Sebagian buah-buah tersebut kami distribusikan lagi dan sisanya dimakan bersama. Tentu saja divisi pemasaran mulai beraksi lagi setelah sekian lama tidak melakukan aksinya. Divisi pemasaran mulai beraksi merayu guru-guru hingga karyawan sekolah untuk membeli buah-buahan hasil produksi kami sendiri. Dan hasilnya, cukup banyak peminat buah-buahan kami. Di saat membeli, tak lupa ada senyum manis dari para salesman kami tentunya.

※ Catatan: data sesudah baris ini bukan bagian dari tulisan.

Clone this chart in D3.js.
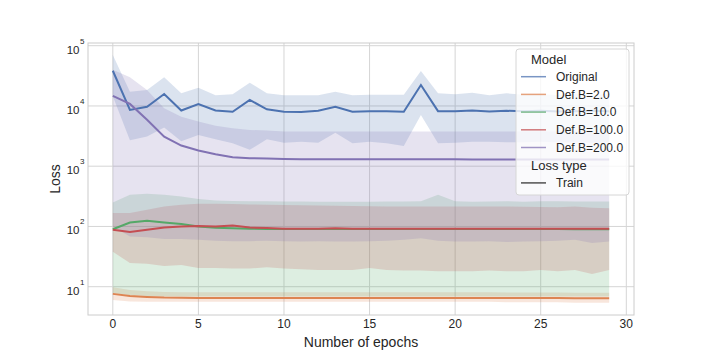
<!DOCTYPE html>
<html>
<head>
<meta charset="utf-8">
<script src="https://cdn.jsdelivr.net/npm/d3@7"></script>
<style>
  body { margin: 0; background: #fff; }
  svg { display: block; font-family: "Liberation Sans", Arial, sans-serif; }
</style>
</head>
<body>
<div id="chart"></div>
<script>
'use strict';

// data
var epochs = [0,1,2,3,4,5,6,7,8,9,10,11,12,13,14,15,16,17,18,19,20,21,22,23,24,25,26,27,28,29];
var xTicks = [0,5,10,15,20,25,30];
var yTicks = [1e1,1e2,1e3,1e4,1e5];
var yTickExp = ["1","2","3","4","5"];
var models = ["Original","Def.B=2.0","Def.B=10.0","Def.B=100.0","Def.B=200.0"];
var colors = ["#4c72b0","#dd8452","#55a868","#c44e52","#8172b3"];

var origMean = [38400,8600,9700,15800,8400,10700,8400,8000,12600,8800,8000,7900,8300,9700,8000,8200,8200,8000,22300,8200,8200,8400,8100,8300,8200,8300,8100,8200,8300,8200];
var origHi = [70000,17200,18400,30000,16200,20000,15100,15600,24300,16200,15100,15100,15100,17200,15100,15400,15400,15400,38000,16200,15600,16600,15100,16200,15400,15600,15200,15800,15400,15600];
var origLo = [14500,2700,3100,4400,2600,3300,2800,2400,1870,2800,2460,2550,2460,3600,2400,2550,2400,2170,7100,2400,2460,2550,2550,2500,2500,2550,2500,2500,2450,2500];

var b2Mean = [7.6,7.0,6.75,6.6,6.55,6.5,6.5,6.5,6.5,6.5,6.5,6.5,6.5,6.5,6.5,6.5,6.5,6.5,6.5,6.5,6.5,6.5,6.5,6.5,6.5,6.5,6.5,6.45,6.45,6.45];
var b2Hi = [9.8,8.8,8.4,8.2,8.1,8.1,8.1,8.1,8.1,8.1,8.1,8.1,8.1,8.1,8.1,8.1,8.1,8.1,8.1,8.1,8.1,8.1,8.1,8.0,8.0,8.0,8.0,7.9,7.9,7.9];
var b2Lo = [6.0,5.7,5.6,5.6,5.6,5.6,5.6,5.6,5.6,5.6,5.6,5.6,5.6,5.6,5.6,5.6,5.6,5.6,5.6,5.6,5.6,5.6,5.6,5.5,5.5,5.5,5.5,5.4,5.4,5.4];

var b10Mean = [90,116,124,116,110,100,95,93,92,91,91,91,91,91,91,91,91,91,91,91,91,91,91,91,91,91,91,90,90,90];
var b10Hi = [250,335,350,335,315,285,270,265,262,262,260,260,258,258,258,258,260,260,262,335,262,258,260,262,258,262,262,260,260,260];
var b10Lo = [7.8,7.2,7.0,6.9,6.9,6.9,6.9,6.9,6.9,6.9,6.9,6.9,6.9,6.9,6.9,6.9,6.9,6.9,6.9,6.9,6.9,6.9,6.9,6.9,6.9,6.9,6.9,6.9,6.9,6.9];

var b100Mean = [88,81,88,96,100,102,100,104,96,94,92,92,92,93,92,92,92,92,92,92,92,92,92,92,92,92,92,92,92,92];
var b100Hi = [167,167,189,214,229,238,238,235,232,230,228,225,222,220,218,216,215,214,214,214,214,214,214,214,212,210,208,214,205,200];
var b100Lo = [38,24.7,24,22,23,20.5,20.5,20,20,21,20,19.5,19,19,19,20.4,19,18.5,18.5,18,18,18,18.5,18,18,19,18,19,16.3,19];

var b200Mean = [14700,10800,5900,3100,2200,1820,1580,1410,1360,1340,1320,1310,1310,1300,1300,1300,1300,1300,1300,1300,1300,1290,1290,1290,1290,1290,1290,1290,1290,1290];
var b200Hi = [40000,30000,18400,9200,6600,5500,4700,4260,4000,3900,3750,3750,3750,3750,3750,3750,3750,3750,3750,3750,3750,3750,3750,3750,3750,3750,3750,3750,3750,3750];
var b200Lo = [100,68,66,62,62,60,58,57,57,58,57,56,57,56,56,57,58,60,64,58,56,56,57,55,56,57,58,60,53,56];

var means = [origMean,b2Mean,b10Mean,b100Mean,b200Mean];
var his = [origHi,b2Hi,b10Hi,b100Hi,b200Hi];
var los = [origLo,b2Lo,b10Lo,b100Lo,b200Lo];

var W = 706, H = 354;
var pLeft = 88, pRight = 634, pTop = 43, pBottom = 315;

var svg = d3.select('#chart').append('svg')
    .attr('width', W)
    .attr('height', H);

svg.append('rect').attr('width', W).attr('height', H).attr('fill', '#fff');

var x = d3.scaleLinear().domain([-1.45, 30.45]).range([pLeft, pRight]);
var y = d3.scaleLog().domain([3.39, 110900]).range([pBottom, pTop]);

// grid
var grid = svg.append('g');
grid.selectAll('.vg').data(xTicks).enter().append('line')
    .attr('x1', function(d){ return x(d); }).attr('x2', function(d){ return x(d); })
    .attr('y1', pTop).attr('y2', pBottom)
    .attr('stroke', '#d5d5d5').attr('stroke-width', 1);
grid.selectAll('.hg').data(yTicks).enter().append('line')
    .attr('x1', pLeft).attr('x2', pRight)
    .attr('y1', function(d){ return y(d); }).attr('y2', function(d){ return y(d); })
    .attr('stroke', '#d5d5d5').attr('stroke-width', 1);

var line = d3.line()
    .x(function(d, i){ return x(epochs[i]); })
    .y(function(d){ return y(d); });

var area = d3.area()
    .x(function(d){ return x(d[0]); })
    .y0(function(d){ return y(d[1]); })
    .y1(function(d){ return y(d[2]); });

// bands sit below the lines (matplotlib zorder)
var bands = svg.append('g');
var lines = svg.append('g');
models.forEach(function(m, k){
    var bandData = epochs.map(function(e, i){ return [e, los[k][i], his[k][i]]; });
    bands.append('path')
        .attr('d', area(bandData))
        .attr('fill', colors[k])
        .attr('fill-opacity', 0.2)
        .attr('stroke', 'none');
    lines.append('path')
        .attr('d', line(means[k]))
        .attr('fill', 'none')
        .attr('stroke', colors[k])
        .attr('stroke-width', 2);
});

// spines
svg.append('rect')
    .attr('x', pLeft).attr('y', pTop)
    .attr('width', pRight - pLeft).attr('height', pBottom - pTop)
    .attr('fill', 'none').attr('stroke', '#cccccc').attr('stroke-width', 1);

// x tick labels
svg.selectAll('.xt').data(xTicks).enter().append('text')
    .attr('x', function(d){ return x(d); })
    .attr('y', pBottom + 13)
    .attr('text-anchor', 'middle')
    .attr('font-size', '12px')
    .attr('fill', '#262626')
    .text(function(d){ return d; });

// y tick labels, 10 with superscript
var yt = svg.selectAll('.yt').data(yTicks).enter().append('g');
yt.append('text')
    .attr('x', pLeft - 8.5)
    .attr('y', function(d){ return y(d) + 8; })
    .attr('text-anchor', 'end')
    .attr('font-size', '11.5px')
    .attr('fill', '#262626')
    .text('10');
yt.append('text')
    .attr('x', pLeft - 8)
    .attr('y', function(d){ return y(d) - 2; })
    .attr('font-size', '8px')
    .attr('fill', '#262626')
    .text(function(d, i){ return yTickExp[i]; });

// axis labels
svg.append('text')
    .attr('x', (pLeft + pRight) / 2)
    .attr('y', 347)
    .attr('text-anchor', 'middle')
    .attr('font-size', '14px')
    .attr('fill', '#262626')
    .text('Number of epochs');
svg.append('text')
    .attr('transform', 'translate(60,' + ((pTop + pBottom) / 2) + ') rotate(-90)')
    .attr('text-anchor', 'middle')
    .attr('font-size', '14px')
    .attr('fill', '#262626')
    .text('Loss');

// legend
var lg = svg.append('g').attr('transform', 'translate(516,49)');
lg.append('rect')
    .attr('width', 113).attr('height', 146).attr('rx', 3)
    .attr('fill', '#fff').attr('fill-opacity', 0.8)
    .attr('stroke', '#d6d6d6').attr('stroke-width', 1);
var rowH = 17.7;
lg.append('text').attr('x', 15).attr('y', 14.5)
    .attr('font-size', '13px').attr('fill', '#262626').text('Model');
var entries = lg.selectAll('.le').data(models).enter().append('g')
    .attr('transform', function(d, i){ return 'translate(0,' + (27.7 + i * rowH) + ')'; });
entries.append('line')
    .attr('x1', 5).attr('x2', 30).attr('y1', 0).attr('y2', 0)
    .attr('stroke', function(d, i){ return colors[i]; })
    .attr('stroke-opacity', 0.75)
    .attr('stroke-width', 1.5);
entries.append('text')
    .attr('x', 40).attr('y', 4.3)
    .attr('font-size', '12px').attr('fill', '#262626')
    .text(function(d){ return d; });
lg.append('text').attr('x', 15).attr('y', 27.7 + 5 * rowH + 4.5)
    .attr('font-size', '13px').attr('fill', '#262626').text('Loss type');
var tr = lg.append('g').attr('transform', 'translate(0,' + (27.7 + 6 * rowH) + ')');
tr.append('line').attr('x1', 5).attr('x2', 30)
    .attr('stroke', '#333333').attr('stroke-opacity', 0.85).attr('stroke-width', 1.5);
tr.append('text').attr('x', 40).attr('y', 4.3)
    .attr('font-size', '12px').attr('fill', '#262626').text('Train');
</script>
</body>
</html>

Jadi saudara-saudari semua, saya mengajak kita semua untuk peduli, menjaga, dan melestarikan lingkungan terutama hutan untuk generasi-generasi penerus bangsa ini. Bagi yang mempunyai harta lebih mungkin dapat membuat hutan mini di belakang rumah.

Oh ya, hutan mini di sekolahku tidak seperti yang saudara-saudari pikirkan dan bayangkan. Hutan mini ini hanya mempunyai luas kira-kira 1 x 5 meter. Walaupun ukurannya sangat kecil kami tetap menyebut sebagai hutan seperti biasanya, karena cita-cita kami adalah lingkungan yang hijau dan hutan yang dilestarikan dari generasi ke generasi penerus bangsa Indonesia. Mari lestarikan Hutan Indonesia.

“Tahu maka kenal, kenal maka sayang, sayang maka bersahabat, dan bersahabat tentu ikhlas melestarikan”

“Menanam pohon dan melindunginya adalah wujud cinta tanaman dan awal dari proses melestarikan hutan”.